**Exercise requirements**
Every entry should be repeated exactly. Omit the pictures.

**Data for processing**
=======

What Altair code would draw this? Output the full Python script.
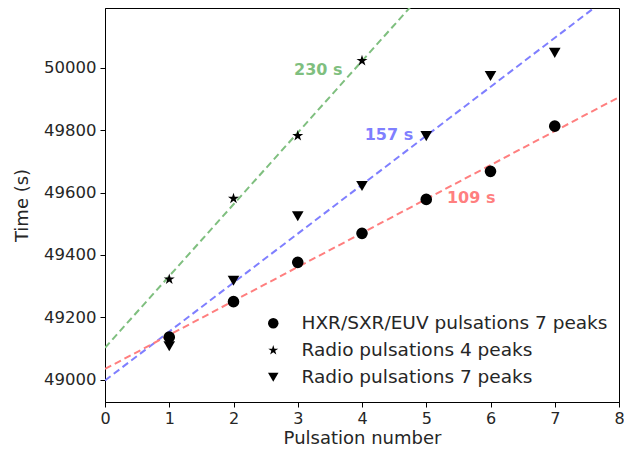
import altair as alt
import pandas as pd

# Data
hxr_x = [1, 2, 3, 4, 5, 6, 7]
hxr_t = [49136, 49250, 49376, 49469, 49578, 49668, 49813]

r4_x = [1, 2, 3, 4]
r4_t = [49322, 49581, 49782, 50023]

r7_x = [1, 2, 3, 4, 5, 6, 7]
r7_t = [49107, 49317, 49524, 49621, 49781, 49974, 50048]

series_names = ["HXR/SXR/EUV pulsations 7 peaks", "Radio pulsations 4 peaks", "Radio pulsations 7 peaks"]
STAR = ("M0,-1L0.2245,-0.309L0.9511,-0.309L0.3633,0.118L0.5878,0.809L0,0.382"
        "L-0.5878,0.809L-0.3633,0.118L-0.9511,-0.309L-0.2245,-0.309Z")
series_shapes = ["circle", STAR, "triangle-down"]

fit_names = ["230 s", "157 s", "109 s"]
fit_slopes = [230, 157, 109]
fit_intercepts = [49102, 48997, 49034]
fit_colors = ["#7fbf7f", "#7f7fff", "#ff7f7f"]
label_x = [3.32, 4.42, 5.70]
label_y = [49993, 49783, 49584]

x_ticks = [0, 1, 2, 3, 4, 5, 6, 7, 8]
y_ticks = [49000, 49200, 49400, 49600, 49800, 50000]
x_dom = [0, 8]
y_dom = [48928, 50192]

FONT = "DejaVu Sans"
TXT = "#262626"

pts = pd.DataFrame(
    [{"x": x, "t": t, "s": series_names[0]} for x, t in zip(hxr_x, hxr_t)]
    + [{"x": x, "t": t, "s": series_names[1]} for x, t in zip(r4_x, r4_t)]
    + [{"x": x, "t": t, "s": series_names[2]} for x, t in zip(r7_x, r7_t)]
)

lines = pd.DataFrame(
    [{"x": xv, "t": b + m * xv, "fit": n}
     for n, m, b in zip(fit_names, fit_slopes, fit_intercepts) for xv in x_dom]
)

labels = pd.DataFrame({"x": label_x, "t": label_y, "fit": fit_names})

xs = alt.Scale(domain=x_dom, nice=False, zero=False)
ys = alt.Scale(domain=y_dom, nice=False, zero=False)
cs = alt.Scale(domain=fit_names, range=fit_colors)

xaxis = alt.Axis(values=x_ticks, title="Pulsation number", grid=False, format="d",
                 labelPadding=3, titlePadding=3, labelFontSize=16, labelFlush=False)
yaxis = alt.Axis(values=y_ticks, title="Time (s)", grid=False, format="d",
                 labelPadding=4, titlePadding=12, labelFlush=False)

line_layer = alt.Chart(lines).mark_line(strokeDash=[7, 4], strokeWidth=2, clip=True).encode(
    x=alt.X("x:Q", scale=xs, axis=xaxis),
    y=alt.Y("t:Q", scale=ys, axis=yaxis),
    color=alt.Color("fit:N", scale=cs, legend=None),
    detail="fit:N",
)

point_layer = alt.Chart(pts).mark_point(filled=True, opacity=1, size=135, color="black").encode(
    x=alt.X("x:Q", scale=xs),
    y=alt.Y("t:Q", scale=ys),
    shape=alt.Shape(
        "s:N",
        scale=alt.Scale(domain=series_names, range=series_shapes),
        legend=alt.Legend(
            title=None,
            orient="none",
            legendX=159,
            legendY=306,
            labelFontSize=18.5,
            labelFont=FONT,
            labelColor=TXT,
            labelLimit=0,
            symbolSize=110,
            symbolFillColor="black",
            symbolStrokeColor="black",
            labelOffset=19,
            rowPadding=8,
            padding=0,
        ),
    ),
)

text_layer = alt.Chart(labels).mark_text(
    fontSize=16, fontWeight="bold", font=FONT, align="center", baseline="middle"
).encode(
    x=alt.X("x:Q", scale=xs),
    y=alt.Y("t:Q", scale=ys),
    text="fit:N",
    color=alt.Color("fit:N", scale=cs, legend=None),
)

chart = (
    alt.layer(line_layer, point_layer, text_layer)
    .properties(
        width=514,
        height=394,
        autosize=alt.AutoSizeParams(type="none"),
        padding={"left": 97, "top": 0, "right": 5, "bottom": 48},
    )
    .configure_view(stroke="black", strokeWidth=1)
    .configure_axis(
        labelFont=FONT,
        titleFont=FONT,
        labelFontSize=16.5,
        titleFontSize=18,
        titleFontWeight="normal",
        labelColor=TXT,
        titleColor=TXT,
        domainColor="black",
        tickColor="black",
        tickSize=5,
    )
)

chart.save("out.html", embed_options={"renderer": "svg", "actions": False})
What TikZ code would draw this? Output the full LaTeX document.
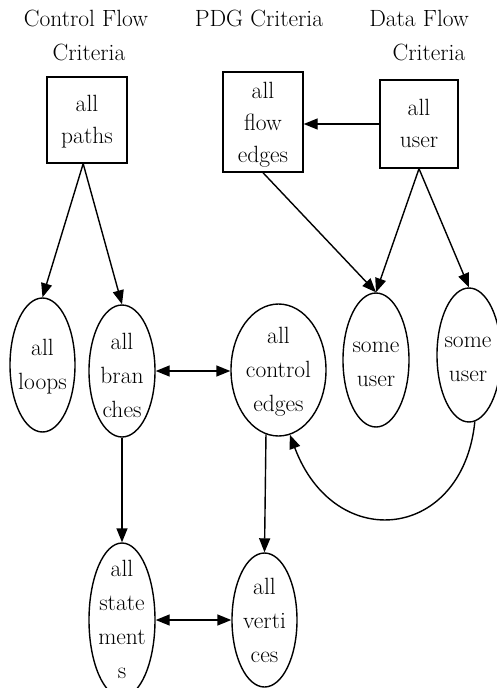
\documentclass[tikz,border=0pt]{standalone}
\usetikzlibrary{shapes.geometric,arrows.meta}
\begin{document}
\begin{tikzpicture}[x=1pt,y=-1pt,line width=1.4pt,
  ell/.style={draw,ellipse,inner sep=0pt},
  boxnode/.style={draw,rectangle,inner sep=0pt},
  txt/.style={align=center,inner sep=0pt,font=\fontsize{23.5}{34}\selectfont},
  btxt/.style={align=center,inner sep=0pt,font=\fontsize{23.5}{32}\selectfont},
  arr/.style={-{Triangle[length=14pt,width=11pt]}},
  darr/.style={{Triangle[length=14pt,width=11pt]}-{Triangle[length=14pt,width=11pt]}}]
\useasboundingbox (0,0) rectangle (497,688);
\clip (0,0) rectangle (497,688);
% titles
\node[txt,anchor=base] (t1) at (86,27) {Control Flow};
\node[txt,anchor=base] (t2) at (89,60) {Criteria};
\node[txt,anchor=base] (t3) at (259,27) {PDG Criteria};
\node[txt,anchor=base] (t4) at (419,27) {Data Flow};
\node[txt,anchor=base] (t5) at (429,60) {Criteria};
% boxes
\node[boxnode,minimum width=80pt,minimum height=86pt] (ap) at (87,120) {};
\node[btxt] (apt) at (87,122) {all\\paths};
\node[boxnode,minimum width=80pt,minimum height=100pt] (fe) at (263,122) {};
\node[btxt] (fet) at (263,125) {all\\flow\\edges};
\node[boxnode,minimum width=78pt,minimum height=88pt] (au) at (419,124) {};
\node[btxt] (aut) at (419,123.5) {all\\user};
% ellipses
\node[ell,minimum width=65pt,minimum height=134pt] (lo) at (42.5,365) {};
\node[txt] (lot) at (42.5,367) {all\\loops};
\node[ell,minimum width=66pt,minimum height=132pt] (br) at (122,371) {};
\node[txt] (brt) at (122,375) {all\\bran\\ches};
\node[ell,minimum width=95pt,minimum height=132pt] (ce) at (278.5,370) {};
\node[txt] (cet) at (278.5,372) {all\\control\\edges};
\node[ell,minimum width=66pt,minimum height=134pt] (su1) at (376,360) {};
\node[txt] (su1t) at (376,364) {some\\user};
\node[ell,minimum width=64pt,minimum height=134pt] (su2) at (469,355) {};
\node[txt] (su2t) at (468,359) {some\\user};
\node[ell,minimum width=66pt,minimum height=154pt] (st) at (122,620) {};
\node[txt] (stt) at (122,619) {all\\state\\ment\\s};
\node[ell,minimum width=65pt,minimum height=134pt] (av) at (264.5,620) {};
\node[txt] (avt) at (264.5,620) {all\\verti\\ces};
% connectors
\draw[arr] (ap.-95) -- (lo.north);
\draw[arr] (ap.-95) -- (br.north);
\draw[arr] (au.west) -- (au.west -| fe.east);
\draw[arr] (fe.south) -- (su1.north);
\draw[arr] (au.south) -- (su1.north);
\draw[arr] (au.south) -- (su2.north);
\draw[darr] (br.east) -- (br.east -| ce.west);
\draw[arr] (br.south) -- (st.north);
\draw[arr] (ce.-101) -- (av.north);
\draw[darr] (st.east) -- (av.west);
\draw[arr] (su2.-85) .. controls (463,540) and (335,555) .. (ce.-80);
\end{tikzpicture}
\end{document}
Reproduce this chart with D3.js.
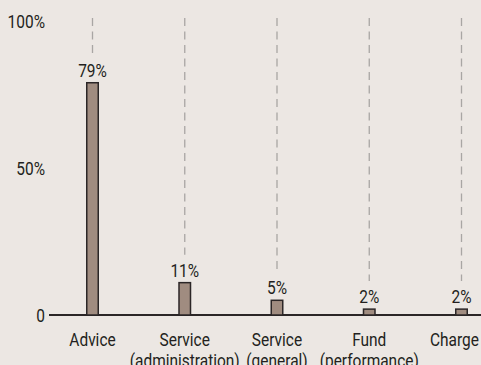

=======

**Written answer**
What Altair code would draw this? Output the full Python script.
import altair as alt
import pandas as pd

# Data
hxr_x = [1, 2, 3, 4, 5, 6, 7]
hxr_t = [49136, 49250, 49376, 49469, 49578, 49668, 49813]

r4_x = [1, 2, 3, 4]
r4_t = [49322, 49581, 49782, 50023]

r7_x = [1, 2, 3, 4, 5, 6, 7]
r7_t = [49107, 49317, 49524, 49621, 49781, 49974, 50048]

series_names = ["HXR/SXR/EUV pulsations 7 peaks", "Radio pulsations 4 peaks", "Radio pulsations 7 peaks"]
STAR = ("M0,-1L0.2245,-0.309L0.9511,-0.309L0.3633,0.118L0.5878,0.809L0,0.382"
        "L-0.5878,0.809L-0.3633,0.118L-0.9511,-0.309L-0.2245,-0.309Z")
series_shapes = ["circle", STAR, "triangle-down"]

fit_names = ["230 s", "157 s", "109 s"]
fit_slopes = [230, 157, 109]
fit_intercepts = [49102, 48997, 49034]
fit_colors = ["#7fbf7f", "#7f7fff", "#ff7f7f"]
label_x = [3.32, 4.42, 5.70]
label_y = [49993, 49783, 49584]

x_ticks = [0, 1, 2, 3, 4, 5, 6, 7, 8]
y_ticks = [49000, 49200, 49400, 49600, 49800, 50000]
x_dom = [0, 8]
y_dom = [48928, 50192]

FONT = "DejaVu Sans"
TXT = "#262626"

pts = pd.DataFrame(
    [{"x": x, "t": t, "s": series_names[0]} for x, t in zip(hxr_x, hxr_t)]
    + [{"x": x, "t": t, "s": series_names[1]} for x, t in zip(r4_x, r4_t)]
    + [{"x": x, "t": t, "s": series_names[2]} for x, t in zip(r7_x, r7_t)]
)

lines = pd.DataFrame(
    [{"x": xv, "t": b + m * xv, "fit": n}
     for n, m, b in zip(fit_names, fit_slopes, fit_intercepts) for xv in x_dom]
)

labels = pd.DataFrame({"x": label_x, "t": label_y, "fit": fit_names})

xs = alt.Scale(domain=x_dom, nice=False, zero=False)
ys = alt.Scale(domain=y_dom, nice=False, zero=False)
cs = alt.Scale(domain=fit_names, range=fit_colors)

xaxis = alt.Axis(values=x_ticks, title="Pulsation number", grid=False, format="d",
                 labelPadding=3, titlePadding=3, labelFontSize=16, labelFlush=False)
yaxis = alt.Axis(values=y_ticks, title="Time (s)", grid=False, format="d",
                 labelPadding=4, titlePadding=12, labelFlush=False)

line_layer = alt.Chart(lines).mark_line(strokeDash=[7, 4], strokeWidth=2, clip=True).encode(
    x=alt.X("x:Q", scale=xs, axis=xaxis),
    y=alt.Y("t:Q", scale=ys, axis=yaxis),
    color=alt.Color("fit:N", scale=cs, legend=None),
    detail="fit:N",
)

point_layer = alt.Chart(pts).mark_point(filled=True, opacity=1, size=135, color="black").encode(
    x=alt.X("x:Q", scale=xs),
    y=alt.Y("t:Q", scale=ys),
    shape=alt.Shape(
        "s:N",
        scale=alt.Scale(domain=series_names, range=series_shapes),
        legend=alt.Legend(
            title=None,
            orient="none",
            legendX=159,
            legendY=306,
            labelFontSize=18.5,
            labelFont=FONT,
            labelColor=TXT,
            labelLimit=0,
            symbolSize=110,
            symbolFillColor="black",
            symbolStrokeColor="black",
            labelOffset=19,
            rowPadding=8,
            padding=0,
        ),
    ),
)

text_layer = alt.Chart(labels).mark_text(
    fontSize=16, fontWeight="bold", font=FONT, align="center", baseline="middle"
).encode(
    x=alt.X("x:Q", scale=xs),
    y=alt.Y("t:Q", scale=ys),
    text="fit:N",
    color=alt.Color("fit:N", scale=cs, legend=None),
)

chart = (
    alt.layer(line_layer, point_layer, text_layer)
    .properties(
        width=514,
        height=394,
        autosize=alt.AutoSizeParams(type="none"),
        padding={"left": 97, "top": 0, "right": 5, "bottom": 48},
    )
    .configure_view(stroke="black", strokeWidth=1)
    .configure_axis(
        labelFont=FONT,
        titleFont=FONT,
        labelFontSize=16.5,
        titleFontSize=18,
        titleFontWeight="normal",
        labelColor=TXT,
        titleColor=TXT,
        domainColor="black",
        tickColor="black",
        tickSize=5,
    )
)

chart.save("out.html", embed_options={"renderer": "svg", "actions": False})
What TikZ code would draw this? Output the full LaTeX document.
\documentclass[tikz,border=0pt]{standalone}
\usetikzlibrary{shapes.geometric,arrows.meta}
\begin{document}
\begin{tikzpicture}[x=1pt,y=-1pt,line width=1.4pt,
  ell/.style={draw,ellipse,inner sep=0pt},
  boxnode/.style={draw,rectangle,inner sep=0pt},
  txt/.style={align=center,inner sep=0pt,font=\fontsize{23.5}{34}\selectfont},
  btxt/.style={align=center,inner sep=0pt,font=\fontsize{23.5}{32}\selectfont},
  arr/.style={-{Triangle[length=14pt,width=11pt]}},
  darr/.style={{Triangle[length=14pt,width=11pt]}-{Triangle[length=14pt,width=11pt]}}]
\useasboundingbox (0,0) rectangle (497,688);
\clip (0,0) rectangle (497,688);
% titles
\node[txt,anchor=base] (t1) at (86,27) {Control Flow};
\node[txt,anchor=base] (t2) at (89,60) {Criteria};
\node[txt,anchor=base] (t3) at (259,27) {PDG Criteria};
\node[txt,anchor=base] (t4) at (419,27) {Data Flow};
\node[txt,anchor=base] (t5) at (429,60) {Criteria};
% boxes
\node[boxnode,minimum width=80pt,minimum height=86pt] (ap) at (87,120) {};
\node[btxt] (apt) at (87,122) {all\\paths};
\node[boxnode,minimum width=80pt,minimum height=100pt] (fe) at (263,122) {};
\node[btxt] (fet) at (263,125) {all\\flow\\edges};
\node[boxnode,minimum width=78pt,minimum height=88pt] (au) at (419,124) {};
\node[btxt] (aut) at (419,123.5) {all\\user};
% ellipses
\node[ell,minimum width=65pt,minimum height=134pt] (lo) at (42.5,365) {};
\node[txt] (lot) at (42.5,367) {all\\loops};
\node[ell,minimum width=66pt,minimum height=132pt] (br) at (122,371) {};
\node[txt] (brt) at (122,375) {all\\bran\\ches};
\node[ell,minimum width=95pt,minimum height=132pt] (ce) at (278.5,370) {};
\node[txt] (cet) at (278.5,372) {all\\control\\edges};
\node[ell,minimum width=66pt,minimum height=134pt] (su1) at (376,360) {};
\node[txt] (su1t) at (376,364) {some\\user};
\node[ell,minimum width=64pt,minimum height=134pt] (su2) at (469,355) {};
\node[txt] (su2t) at (468,359) {some\\user};
\node[ell,minimum width=66pt,minimum height=154pt] (st) at (122,620) {};
\node[txt] (stt) at (122,619) {all\\state\\ment\\s};
\node[ell,minimum width=65pt,minimum height=134pt] (av) at (264.5,620) {};
\node[txt] (avt) at (264.5,620) {all\\verti\\ces};
% connectors
\draw[arr] (ap.-95) -- (lo.north);
\draw[arr] (ap.-95) -- (br.north);
\draw[arr] (au.west) -- (au.west -| fe.east);
\draw[arr] (fe.south) -- (su1.north);
\draw[arr] (au.south) -- (su1.north);
\draw[arr] (au.south) -- (su2.north);
\draw[darr] (br.east) -- (br.east -| ce.west);
\draw[arr] (br.south) -- (st.north);
\draw[arr] (ce.-101) -- (av.north);
\draw[darr] (st.east) -- (av.west);
\draw[arr] (su2.-85) .. controls (463,540) and (335,555) .. (ce.-80);
\end{tikzpicture}
\end{document}
Reproduce this chart with D3.js.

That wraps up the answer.